The bus was just three years old and had passed its road safety text last April, while the driver had a 10-year accident-free record.

Preliminary probes suggested the bus made contact – at an angle – with the articulated lorry ahead of it on the motorway. But investigators at the scene said they were still investigating how the vehicles caught fire and burned so quickly.

"The heat development must have so strong that nothing flammable remained on bus, only the steel components are still recognisable," said federal transport minister Alexander Dobrindt. "You can only imagine what that meant for people on the bus."

Smouldering fire

Chancellor Angela Merkel expressed her condolences to the relatives of the victims, her thanks to rescue crews, and wished the survivors a speedy recovery.

Leading German accident investigators suggested from preliminary analysis of the crash scene that, rather than a collision and fire, it was more likely that a smouldering fire made its way through the bus wiring before the driver noticed.

"The bus was on the hard shoulder so the driver must have tried to do something," said Siegfried Brockman, a leading insurance investigator.

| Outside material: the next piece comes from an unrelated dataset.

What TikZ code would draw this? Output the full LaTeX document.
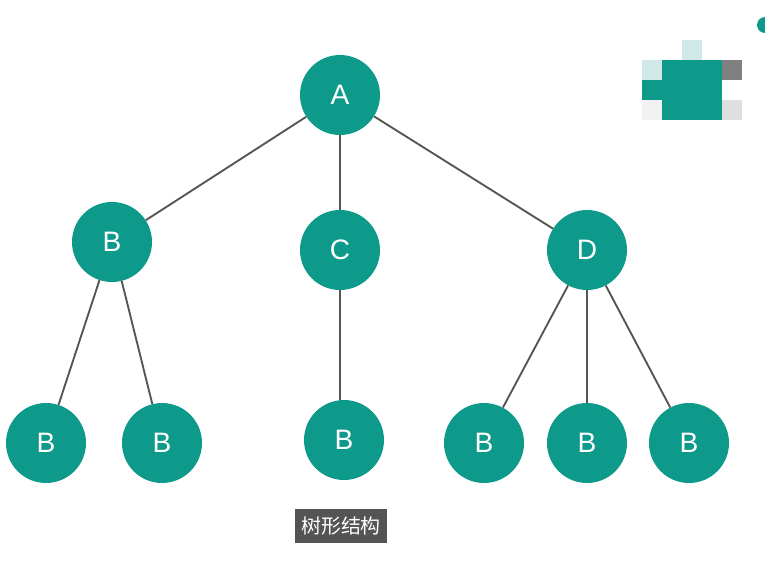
\documentclass[tikz,border=0pt]{standalone}
\usepackage{fontspec}
\setsansfont{Liberation Sans}
\newfontfamily\cjk{Noto Sans CJK SC}
\usepackage{tikz}
\usetikzlibrary{positioning}
\definecolor{treeteal}{RGB}{14,154,138}
\definecolor{edgegray}{RGB}{85,85,85}
\definecolor{capgray}{RGB}{84,84,84}
\definecolor{pixlight}{RGB}{208,232,232}
\definecolor{pixgray}{RGB}{128,128,128}
\tikzset{
  treenode/.style={circle, fill=treeteal, text=white, minimum size=2.4cm,
                   inner sep=0pt, font=\sffamily\fontsize{24}{28}\selectfont},
  treeedge/.style={draw=edgegray, line width=1.6pt},
  caption/.style={rectangle, fill=capgray, text=white, inner xsep=5pt,
                  inner ysep=7pt, font=\cjk\fontsize{17}{20}\selectfont},
}

\begin{document}
\begin{tikzpicture}[x=0.03cm, y=-0.03cm]
  \useasboundingbox (0,0) rectangle (765,562);

  % tree nodes
  \node[treenode] (a) at (340,95) {A};
  \node[treenode] (b) at (112,242) {B};
  \node[treenode] (c) at (340,250) {C};
  \node[treenode] (d) at (587,250) {D};
  \foreach \n/\x/\y in {b1/46/443, b2/162/443, c1/344/440,
                        d1/484/443, d2/587/443, d3/689/443}
    \node[treenode] (\n) at (\x,\y) {B};

  % edges
  \foreach \p/\q in {a/b, a/c, a/d, b/b1, b/b2, d/d1, d/d2, d/d3}
    \draw[treeedge] (\p) -- (\q);
  \draw[treeedge] (c) -- (c1.north -| c);

  % caption
  \node[caption] (cap) at (341,526) {树形结构};

  % blurred corner
  \fill[pixlight] (682,40) rectangle (702,60);
  \fill[pixlight] (642,60) rectangle (662,80);
  \fill[treeteal] (662,60) rectangle (722,120);
  \fill[treeteal] (642,80) rectangle (662,100);
  \fill[pixgray] (722,60) rectangle (742,80);
  \fill[gray!25] (722,100) rectangle (742,120);
  \fill[gray!10] (642,100) rectangle (662,120);
  \fill[treeteal] (765,25) circle (8);
\end{tikzpicture}
\end{document}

Noting charred elements on the road behind the vehicle, he added: "I think the bus was burning before the collision, perhaps there was a fire in the engine area."

His theory is that the bus driver noticed the fire, and tried to get as many people out of the bus before it spread to the petrol tank and caused an inferno, killing the driver and 17 others.

Other crash investigators disagreed, suggesting a collision between the two vehicles may have caused a short circuit and fire on the bus.